GIVEN INFORMATION:
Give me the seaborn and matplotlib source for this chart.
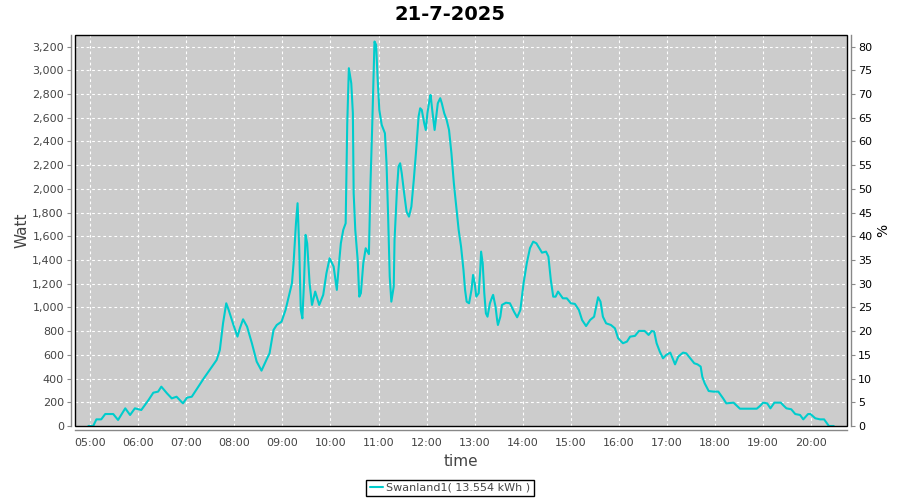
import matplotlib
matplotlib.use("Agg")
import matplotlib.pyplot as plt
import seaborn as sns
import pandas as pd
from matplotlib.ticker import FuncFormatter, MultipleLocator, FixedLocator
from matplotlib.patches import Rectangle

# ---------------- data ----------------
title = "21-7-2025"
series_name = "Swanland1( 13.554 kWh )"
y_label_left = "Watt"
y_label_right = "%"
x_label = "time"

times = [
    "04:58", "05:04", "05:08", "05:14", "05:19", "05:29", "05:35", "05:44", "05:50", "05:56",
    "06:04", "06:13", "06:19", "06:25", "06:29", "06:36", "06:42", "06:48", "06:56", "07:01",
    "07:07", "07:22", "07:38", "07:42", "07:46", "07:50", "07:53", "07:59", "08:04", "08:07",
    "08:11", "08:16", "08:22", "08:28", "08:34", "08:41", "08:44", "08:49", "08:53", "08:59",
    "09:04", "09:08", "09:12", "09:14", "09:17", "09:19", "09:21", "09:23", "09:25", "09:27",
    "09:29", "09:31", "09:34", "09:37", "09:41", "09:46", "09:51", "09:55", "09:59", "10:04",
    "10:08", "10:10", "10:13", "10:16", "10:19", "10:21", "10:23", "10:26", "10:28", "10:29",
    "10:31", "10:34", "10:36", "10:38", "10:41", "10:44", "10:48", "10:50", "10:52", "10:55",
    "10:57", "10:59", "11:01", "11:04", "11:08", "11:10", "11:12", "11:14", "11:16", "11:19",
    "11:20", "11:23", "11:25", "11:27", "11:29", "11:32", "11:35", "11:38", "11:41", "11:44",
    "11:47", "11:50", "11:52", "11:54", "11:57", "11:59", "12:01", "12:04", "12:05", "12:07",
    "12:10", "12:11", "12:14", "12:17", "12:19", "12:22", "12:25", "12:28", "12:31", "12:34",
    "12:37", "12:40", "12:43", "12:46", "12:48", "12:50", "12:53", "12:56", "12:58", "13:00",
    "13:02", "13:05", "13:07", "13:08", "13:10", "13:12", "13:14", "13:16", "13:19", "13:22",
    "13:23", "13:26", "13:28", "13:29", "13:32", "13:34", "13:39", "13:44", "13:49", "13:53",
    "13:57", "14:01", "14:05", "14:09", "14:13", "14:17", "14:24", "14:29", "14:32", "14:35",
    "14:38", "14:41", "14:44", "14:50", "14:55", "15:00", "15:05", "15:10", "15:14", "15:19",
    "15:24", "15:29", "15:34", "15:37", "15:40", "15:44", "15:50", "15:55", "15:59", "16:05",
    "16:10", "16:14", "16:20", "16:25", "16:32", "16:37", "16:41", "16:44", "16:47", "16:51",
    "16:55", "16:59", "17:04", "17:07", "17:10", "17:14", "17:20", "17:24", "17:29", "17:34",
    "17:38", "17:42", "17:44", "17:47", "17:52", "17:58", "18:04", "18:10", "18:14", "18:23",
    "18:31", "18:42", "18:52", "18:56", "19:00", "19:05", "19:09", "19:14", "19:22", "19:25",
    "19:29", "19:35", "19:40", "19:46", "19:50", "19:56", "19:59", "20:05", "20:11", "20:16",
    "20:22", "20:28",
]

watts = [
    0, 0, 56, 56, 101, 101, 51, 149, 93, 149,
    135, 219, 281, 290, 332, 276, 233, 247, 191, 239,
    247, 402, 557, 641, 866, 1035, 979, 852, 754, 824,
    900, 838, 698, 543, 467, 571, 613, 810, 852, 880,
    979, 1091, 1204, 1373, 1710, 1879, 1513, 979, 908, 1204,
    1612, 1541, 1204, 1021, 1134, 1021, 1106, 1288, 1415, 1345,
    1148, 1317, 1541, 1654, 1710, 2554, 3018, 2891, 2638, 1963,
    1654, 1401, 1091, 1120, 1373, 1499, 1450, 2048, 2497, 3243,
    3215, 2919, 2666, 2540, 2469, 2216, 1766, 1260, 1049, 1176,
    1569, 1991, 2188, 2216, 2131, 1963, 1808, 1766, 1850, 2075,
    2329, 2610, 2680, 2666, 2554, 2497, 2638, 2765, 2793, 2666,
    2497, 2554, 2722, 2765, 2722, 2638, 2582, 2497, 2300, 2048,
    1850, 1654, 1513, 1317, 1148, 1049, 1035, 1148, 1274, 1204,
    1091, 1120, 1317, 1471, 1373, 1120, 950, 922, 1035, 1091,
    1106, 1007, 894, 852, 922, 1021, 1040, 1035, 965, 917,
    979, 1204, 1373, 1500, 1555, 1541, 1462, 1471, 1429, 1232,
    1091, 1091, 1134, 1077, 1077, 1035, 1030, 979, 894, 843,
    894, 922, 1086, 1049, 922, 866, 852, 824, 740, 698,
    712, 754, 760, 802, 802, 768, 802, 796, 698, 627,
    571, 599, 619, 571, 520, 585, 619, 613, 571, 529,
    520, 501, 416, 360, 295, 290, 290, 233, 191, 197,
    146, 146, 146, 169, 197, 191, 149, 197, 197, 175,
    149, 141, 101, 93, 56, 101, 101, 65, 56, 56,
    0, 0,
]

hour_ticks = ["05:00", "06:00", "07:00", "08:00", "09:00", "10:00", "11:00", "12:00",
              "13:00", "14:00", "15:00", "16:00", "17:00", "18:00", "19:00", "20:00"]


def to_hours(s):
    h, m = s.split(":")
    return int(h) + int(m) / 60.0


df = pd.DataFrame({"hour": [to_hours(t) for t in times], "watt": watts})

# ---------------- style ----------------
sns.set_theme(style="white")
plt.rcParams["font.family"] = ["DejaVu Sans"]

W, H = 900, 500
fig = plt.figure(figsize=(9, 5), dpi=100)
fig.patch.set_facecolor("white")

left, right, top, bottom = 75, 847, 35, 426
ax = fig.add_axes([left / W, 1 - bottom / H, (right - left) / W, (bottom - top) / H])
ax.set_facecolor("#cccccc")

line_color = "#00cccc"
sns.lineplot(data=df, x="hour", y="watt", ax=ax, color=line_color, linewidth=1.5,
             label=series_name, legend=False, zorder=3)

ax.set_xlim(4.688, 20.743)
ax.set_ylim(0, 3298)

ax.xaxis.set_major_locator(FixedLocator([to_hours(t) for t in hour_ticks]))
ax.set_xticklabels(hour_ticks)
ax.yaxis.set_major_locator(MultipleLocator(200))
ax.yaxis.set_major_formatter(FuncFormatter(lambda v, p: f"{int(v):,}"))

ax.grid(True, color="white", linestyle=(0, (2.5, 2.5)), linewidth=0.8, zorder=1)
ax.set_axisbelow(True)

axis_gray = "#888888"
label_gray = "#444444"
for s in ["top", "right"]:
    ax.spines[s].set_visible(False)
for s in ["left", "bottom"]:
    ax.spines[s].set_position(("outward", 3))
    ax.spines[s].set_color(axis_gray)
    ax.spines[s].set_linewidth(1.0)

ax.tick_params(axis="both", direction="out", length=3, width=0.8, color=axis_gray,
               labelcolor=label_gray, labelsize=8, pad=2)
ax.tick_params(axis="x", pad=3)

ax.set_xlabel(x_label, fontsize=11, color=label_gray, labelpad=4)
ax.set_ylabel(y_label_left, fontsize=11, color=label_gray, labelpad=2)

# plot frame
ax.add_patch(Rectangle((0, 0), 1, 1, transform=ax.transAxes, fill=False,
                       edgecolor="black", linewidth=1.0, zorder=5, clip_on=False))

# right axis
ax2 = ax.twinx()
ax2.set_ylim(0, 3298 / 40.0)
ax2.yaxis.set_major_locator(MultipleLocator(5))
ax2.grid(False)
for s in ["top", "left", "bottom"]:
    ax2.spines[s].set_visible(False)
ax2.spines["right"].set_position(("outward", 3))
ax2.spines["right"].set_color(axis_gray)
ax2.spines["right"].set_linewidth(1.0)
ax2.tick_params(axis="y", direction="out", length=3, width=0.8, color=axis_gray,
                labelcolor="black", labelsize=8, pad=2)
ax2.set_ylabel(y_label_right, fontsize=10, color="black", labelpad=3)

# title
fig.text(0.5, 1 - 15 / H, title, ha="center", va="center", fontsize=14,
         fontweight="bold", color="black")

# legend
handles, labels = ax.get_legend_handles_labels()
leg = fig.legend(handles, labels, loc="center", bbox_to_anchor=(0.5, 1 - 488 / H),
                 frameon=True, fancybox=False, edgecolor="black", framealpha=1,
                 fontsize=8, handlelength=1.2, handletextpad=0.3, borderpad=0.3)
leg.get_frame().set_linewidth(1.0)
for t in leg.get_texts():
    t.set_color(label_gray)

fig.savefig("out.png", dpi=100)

TASK DESCRIPTION: Within the listing above, work out how many lines contain the string "matplotlib", and reply with that number only.

RESULT: 6